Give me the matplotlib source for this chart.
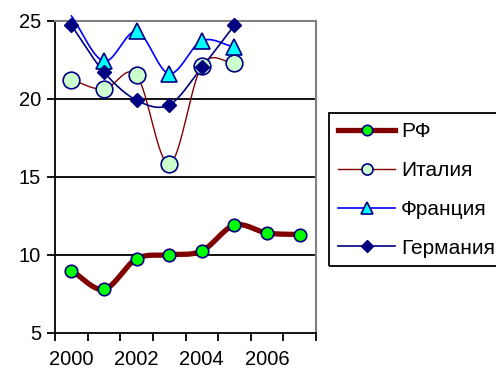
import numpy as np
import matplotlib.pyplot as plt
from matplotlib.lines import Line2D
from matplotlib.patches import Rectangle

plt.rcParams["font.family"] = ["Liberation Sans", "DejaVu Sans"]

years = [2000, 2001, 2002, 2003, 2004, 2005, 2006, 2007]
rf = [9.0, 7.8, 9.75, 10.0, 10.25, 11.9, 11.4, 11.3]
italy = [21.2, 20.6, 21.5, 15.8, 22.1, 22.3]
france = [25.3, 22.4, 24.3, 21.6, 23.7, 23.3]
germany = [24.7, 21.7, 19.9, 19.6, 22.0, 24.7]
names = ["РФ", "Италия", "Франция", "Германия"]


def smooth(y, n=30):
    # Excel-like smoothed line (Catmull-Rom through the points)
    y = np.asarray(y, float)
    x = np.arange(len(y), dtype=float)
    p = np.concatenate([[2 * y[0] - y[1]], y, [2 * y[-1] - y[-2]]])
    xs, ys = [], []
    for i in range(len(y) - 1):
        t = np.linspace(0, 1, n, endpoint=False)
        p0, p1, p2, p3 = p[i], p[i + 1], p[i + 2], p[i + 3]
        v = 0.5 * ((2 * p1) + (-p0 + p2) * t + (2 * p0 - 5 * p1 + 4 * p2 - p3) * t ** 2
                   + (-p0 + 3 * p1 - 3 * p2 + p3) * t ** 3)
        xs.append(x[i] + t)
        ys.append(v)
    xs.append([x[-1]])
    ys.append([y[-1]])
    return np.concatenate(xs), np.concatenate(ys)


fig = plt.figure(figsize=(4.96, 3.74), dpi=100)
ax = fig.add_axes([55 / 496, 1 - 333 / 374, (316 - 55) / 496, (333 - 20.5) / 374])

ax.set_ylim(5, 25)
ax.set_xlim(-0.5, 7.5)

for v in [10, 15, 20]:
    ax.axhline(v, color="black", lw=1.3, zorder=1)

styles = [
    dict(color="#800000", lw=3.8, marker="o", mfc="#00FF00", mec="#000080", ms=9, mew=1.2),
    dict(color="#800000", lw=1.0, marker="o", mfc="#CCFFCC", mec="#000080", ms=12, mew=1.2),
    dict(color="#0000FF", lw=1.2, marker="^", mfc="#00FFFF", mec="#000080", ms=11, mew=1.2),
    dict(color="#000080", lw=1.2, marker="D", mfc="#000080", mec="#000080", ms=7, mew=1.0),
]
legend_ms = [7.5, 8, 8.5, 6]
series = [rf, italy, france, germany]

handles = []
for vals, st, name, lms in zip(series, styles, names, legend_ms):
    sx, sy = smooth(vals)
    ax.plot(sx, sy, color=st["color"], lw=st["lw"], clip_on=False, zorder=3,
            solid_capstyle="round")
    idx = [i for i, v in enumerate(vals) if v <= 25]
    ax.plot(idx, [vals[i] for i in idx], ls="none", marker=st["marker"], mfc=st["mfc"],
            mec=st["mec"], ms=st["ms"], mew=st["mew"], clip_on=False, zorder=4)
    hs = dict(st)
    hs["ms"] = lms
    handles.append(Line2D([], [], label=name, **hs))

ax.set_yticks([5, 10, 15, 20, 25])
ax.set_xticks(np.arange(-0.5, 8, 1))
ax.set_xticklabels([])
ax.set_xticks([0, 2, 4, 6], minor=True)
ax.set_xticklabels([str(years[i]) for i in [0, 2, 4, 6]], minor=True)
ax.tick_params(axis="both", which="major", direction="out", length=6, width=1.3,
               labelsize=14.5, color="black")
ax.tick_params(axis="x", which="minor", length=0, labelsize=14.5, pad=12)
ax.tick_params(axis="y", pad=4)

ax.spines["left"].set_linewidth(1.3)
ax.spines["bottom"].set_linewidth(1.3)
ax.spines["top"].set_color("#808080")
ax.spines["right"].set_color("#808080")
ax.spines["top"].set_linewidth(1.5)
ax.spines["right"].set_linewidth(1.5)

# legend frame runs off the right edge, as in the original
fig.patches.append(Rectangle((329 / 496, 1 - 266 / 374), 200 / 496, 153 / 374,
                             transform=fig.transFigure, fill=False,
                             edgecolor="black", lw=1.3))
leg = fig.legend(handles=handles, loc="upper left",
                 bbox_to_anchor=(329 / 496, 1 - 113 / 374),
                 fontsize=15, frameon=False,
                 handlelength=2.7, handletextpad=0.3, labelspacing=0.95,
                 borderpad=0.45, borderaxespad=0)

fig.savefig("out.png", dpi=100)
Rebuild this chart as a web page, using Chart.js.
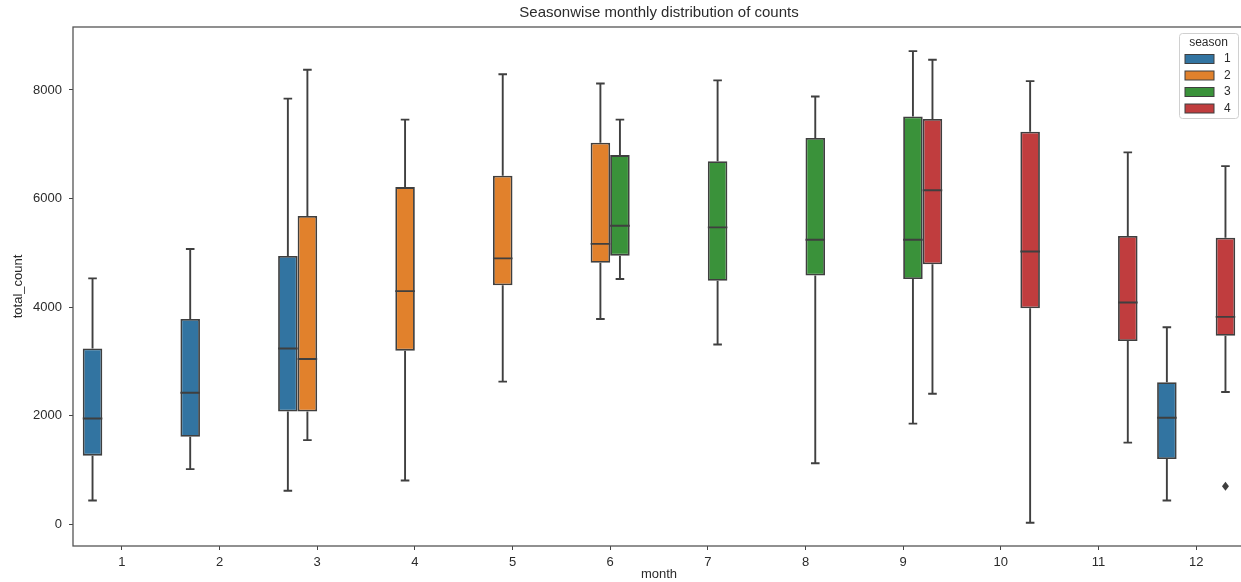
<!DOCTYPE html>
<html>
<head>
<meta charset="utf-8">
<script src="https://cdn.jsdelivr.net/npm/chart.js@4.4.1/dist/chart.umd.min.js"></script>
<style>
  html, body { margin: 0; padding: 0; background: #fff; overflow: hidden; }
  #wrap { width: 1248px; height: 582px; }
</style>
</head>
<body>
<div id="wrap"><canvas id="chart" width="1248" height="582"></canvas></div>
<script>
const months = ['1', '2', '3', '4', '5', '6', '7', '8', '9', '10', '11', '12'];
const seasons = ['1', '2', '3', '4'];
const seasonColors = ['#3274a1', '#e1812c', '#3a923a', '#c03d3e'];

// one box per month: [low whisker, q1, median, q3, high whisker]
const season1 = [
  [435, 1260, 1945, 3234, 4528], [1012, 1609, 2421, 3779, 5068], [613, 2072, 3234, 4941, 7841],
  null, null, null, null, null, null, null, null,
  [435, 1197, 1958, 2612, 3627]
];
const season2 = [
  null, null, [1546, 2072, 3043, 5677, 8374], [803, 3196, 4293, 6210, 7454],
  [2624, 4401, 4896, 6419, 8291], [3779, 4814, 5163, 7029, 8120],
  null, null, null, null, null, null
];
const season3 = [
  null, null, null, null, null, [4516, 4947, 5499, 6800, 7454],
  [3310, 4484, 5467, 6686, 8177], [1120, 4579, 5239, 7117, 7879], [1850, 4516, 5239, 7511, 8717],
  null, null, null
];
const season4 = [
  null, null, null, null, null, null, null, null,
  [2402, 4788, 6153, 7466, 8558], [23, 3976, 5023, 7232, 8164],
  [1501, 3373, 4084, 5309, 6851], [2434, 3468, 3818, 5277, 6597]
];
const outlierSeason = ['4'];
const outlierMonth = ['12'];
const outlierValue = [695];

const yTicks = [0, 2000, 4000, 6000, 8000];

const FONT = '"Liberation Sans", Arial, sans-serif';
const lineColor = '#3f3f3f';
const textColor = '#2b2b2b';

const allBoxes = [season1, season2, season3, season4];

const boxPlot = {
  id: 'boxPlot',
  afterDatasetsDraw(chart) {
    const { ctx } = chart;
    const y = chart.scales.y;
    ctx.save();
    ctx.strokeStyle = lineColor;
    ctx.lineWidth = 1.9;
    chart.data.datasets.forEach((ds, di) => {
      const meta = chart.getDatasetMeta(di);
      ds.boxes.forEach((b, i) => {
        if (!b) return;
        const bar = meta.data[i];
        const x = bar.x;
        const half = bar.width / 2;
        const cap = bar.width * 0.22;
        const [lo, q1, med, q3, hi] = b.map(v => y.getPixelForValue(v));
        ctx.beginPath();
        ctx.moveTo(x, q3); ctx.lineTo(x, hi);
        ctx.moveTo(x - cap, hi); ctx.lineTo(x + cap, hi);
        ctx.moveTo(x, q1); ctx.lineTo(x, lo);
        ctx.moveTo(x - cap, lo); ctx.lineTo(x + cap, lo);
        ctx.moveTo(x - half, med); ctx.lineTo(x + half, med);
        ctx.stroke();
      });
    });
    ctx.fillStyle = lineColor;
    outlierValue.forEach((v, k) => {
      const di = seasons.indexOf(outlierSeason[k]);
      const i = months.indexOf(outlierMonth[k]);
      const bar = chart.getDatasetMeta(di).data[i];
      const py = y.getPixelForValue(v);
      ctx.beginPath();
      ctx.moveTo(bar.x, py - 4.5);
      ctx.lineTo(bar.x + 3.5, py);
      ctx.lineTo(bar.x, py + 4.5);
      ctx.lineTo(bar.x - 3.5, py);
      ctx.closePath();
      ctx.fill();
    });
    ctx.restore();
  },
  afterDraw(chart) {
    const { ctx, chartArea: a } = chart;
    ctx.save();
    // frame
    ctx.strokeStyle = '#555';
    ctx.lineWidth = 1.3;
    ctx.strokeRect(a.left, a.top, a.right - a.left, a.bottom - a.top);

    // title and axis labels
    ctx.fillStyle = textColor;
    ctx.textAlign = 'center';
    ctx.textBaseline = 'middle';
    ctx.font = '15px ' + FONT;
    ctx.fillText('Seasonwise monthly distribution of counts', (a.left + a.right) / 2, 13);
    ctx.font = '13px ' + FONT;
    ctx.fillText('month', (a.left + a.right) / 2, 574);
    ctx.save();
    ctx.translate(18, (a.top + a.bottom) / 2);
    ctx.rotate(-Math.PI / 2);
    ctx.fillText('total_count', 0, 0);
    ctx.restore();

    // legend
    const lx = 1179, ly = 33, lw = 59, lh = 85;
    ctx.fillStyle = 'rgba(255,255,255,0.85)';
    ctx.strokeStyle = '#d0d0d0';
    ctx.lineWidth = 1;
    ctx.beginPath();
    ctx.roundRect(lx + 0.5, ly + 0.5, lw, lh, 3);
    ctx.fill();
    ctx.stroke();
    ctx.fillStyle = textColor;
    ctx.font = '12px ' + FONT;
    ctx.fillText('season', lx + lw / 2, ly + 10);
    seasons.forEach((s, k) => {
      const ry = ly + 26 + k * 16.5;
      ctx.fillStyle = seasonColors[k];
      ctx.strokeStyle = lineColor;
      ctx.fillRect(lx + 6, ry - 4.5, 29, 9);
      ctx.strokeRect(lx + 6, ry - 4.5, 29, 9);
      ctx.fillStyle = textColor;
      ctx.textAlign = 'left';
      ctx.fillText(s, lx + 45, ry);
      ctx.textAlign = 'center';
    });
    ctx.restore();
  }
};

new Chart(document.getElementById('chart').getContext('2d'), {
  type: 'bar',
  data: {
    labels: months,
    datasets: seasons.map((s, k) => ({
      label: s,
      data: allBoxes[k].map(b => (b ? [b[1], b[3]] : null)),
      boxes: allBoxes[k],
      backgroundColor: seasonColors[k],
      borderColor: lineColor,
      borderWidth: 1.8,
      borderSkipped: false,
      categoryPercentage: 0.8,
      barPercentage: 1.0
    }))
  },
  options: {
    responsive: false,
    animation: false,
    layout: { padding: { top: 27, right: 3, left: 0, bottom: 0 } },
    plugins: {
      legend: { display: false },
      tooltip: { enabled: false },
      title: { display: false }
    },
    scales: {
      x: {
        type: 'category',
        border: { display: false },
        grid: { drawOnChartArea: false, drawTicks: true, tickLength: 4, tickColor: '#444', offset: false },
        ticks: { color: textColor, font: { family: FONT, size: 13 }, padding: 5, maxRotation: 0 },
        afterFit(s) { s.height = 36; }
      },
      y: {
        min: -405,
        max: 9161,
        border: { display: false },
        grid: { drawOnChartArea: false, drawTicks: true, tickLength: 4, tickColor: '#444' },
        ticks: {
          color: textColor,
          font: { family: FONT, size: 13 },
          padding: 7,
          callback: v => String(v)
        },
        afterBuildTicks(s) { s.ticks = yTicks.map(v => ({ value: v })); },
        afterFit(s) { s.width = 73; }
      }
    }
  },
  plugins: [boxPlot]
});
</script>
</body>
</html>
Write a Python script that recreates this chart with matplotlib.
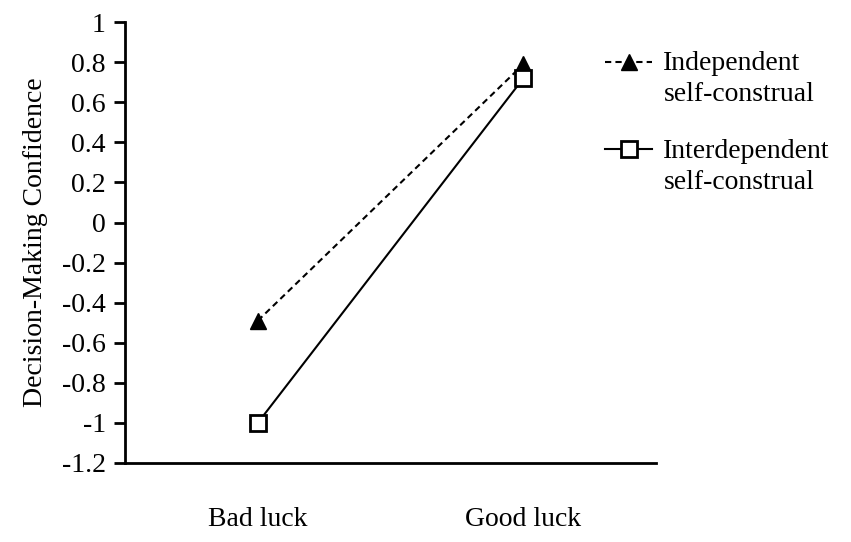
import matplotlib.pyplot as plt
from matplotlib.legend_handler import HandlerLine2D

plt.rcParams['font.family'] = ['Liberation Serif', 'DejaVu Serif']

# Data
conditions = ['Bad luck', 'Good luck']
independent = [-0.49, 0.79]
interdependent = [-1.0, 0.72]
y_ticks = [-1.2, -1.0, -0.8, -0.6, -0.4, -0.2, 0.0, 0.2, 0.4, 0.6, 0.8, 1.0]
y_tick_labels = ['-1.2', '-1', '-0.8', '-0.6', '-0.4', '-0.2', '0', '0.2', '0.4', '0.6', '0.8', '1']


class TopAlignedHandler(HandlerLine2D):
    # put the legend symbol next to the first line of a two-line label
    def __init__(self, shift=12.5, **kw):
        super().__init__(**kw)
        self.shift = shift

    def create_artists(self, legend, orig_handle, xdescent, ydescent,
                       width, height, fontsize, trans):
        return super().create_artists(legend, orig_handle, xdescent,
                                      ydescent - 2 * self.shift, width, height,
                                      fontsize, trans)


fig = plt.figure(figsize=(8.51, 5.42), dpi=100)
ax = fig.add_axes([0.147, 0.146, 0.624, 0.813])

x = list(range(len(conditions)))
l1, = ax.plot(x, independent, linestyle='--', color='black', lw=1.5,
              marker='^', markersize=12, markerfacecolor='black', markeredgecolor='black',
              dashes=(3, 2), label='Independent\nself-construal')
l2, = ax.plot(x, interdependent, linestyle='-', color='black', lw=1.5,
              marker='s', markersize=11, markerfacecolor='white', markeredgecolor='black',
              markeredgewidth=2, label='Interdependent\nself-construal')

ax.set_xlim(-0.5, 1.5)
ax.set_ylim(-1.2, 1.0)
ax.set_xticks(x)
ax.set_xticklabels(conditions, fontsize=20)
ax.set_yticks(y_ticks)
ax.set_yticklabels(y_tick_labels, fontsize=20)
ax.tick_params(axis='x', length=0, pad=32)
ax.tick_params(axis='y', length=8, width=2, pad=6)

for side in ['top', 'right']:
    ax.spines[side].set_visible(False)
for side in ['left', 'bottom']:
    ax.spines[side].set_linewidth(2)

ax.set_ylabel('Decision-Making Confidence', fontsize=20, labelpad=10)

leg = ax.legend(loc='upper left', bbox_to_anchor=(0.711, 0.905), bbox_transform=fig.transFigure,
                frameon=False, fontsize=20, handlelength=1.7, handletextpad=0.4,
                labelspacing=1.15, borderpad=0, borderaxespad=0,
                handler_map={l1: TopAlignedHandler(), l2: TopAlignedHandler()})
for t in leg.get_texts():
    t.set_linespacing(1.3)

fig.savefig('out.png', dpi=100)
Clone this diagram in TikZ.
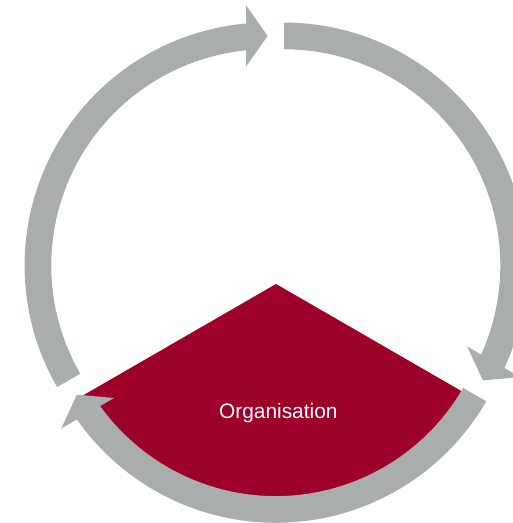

* * *

● WHAT IS REQUIRED
Starting at the line that contains "Write a Python" and ending at the line that contains "self.shift = shift", give the lines again exactly. Do not include the pictures.

● REPLY
Write a Python script that recreates this chart with matplotlib.
import matplotlib.pyplot as plt
from matplotlib.legend_handler import HandlerLine2D

plt.rcParams['font.family'] = ['Liberation Serif', 'DejaVu Serif']

# Data
conditions = ['Bad luck', 'Good luck']
independent = [-0.49, 0.79]
interdependent = [-1.0, 0.72]
y_ticks = [-1.2, -1.0, -0.8, -0.6, -0.4, -0.2, 0.0, 0.2, 0.4, 0.6, 0.8, 1.0]
y_tick_labels = ['-1.2', '-1', '-0.8', '-0.6', '-0.4', '-0.2', '0', '0.2', '0.4', '0.6', '0.8', '1']


class TopAlignedHandler(HandlerLine2D):
    # put the legend symbol next to the first line of a two-line label
    def __init__(self, shift=12.5, **kw):
        super().__init__(**kw)
        self.shift = shift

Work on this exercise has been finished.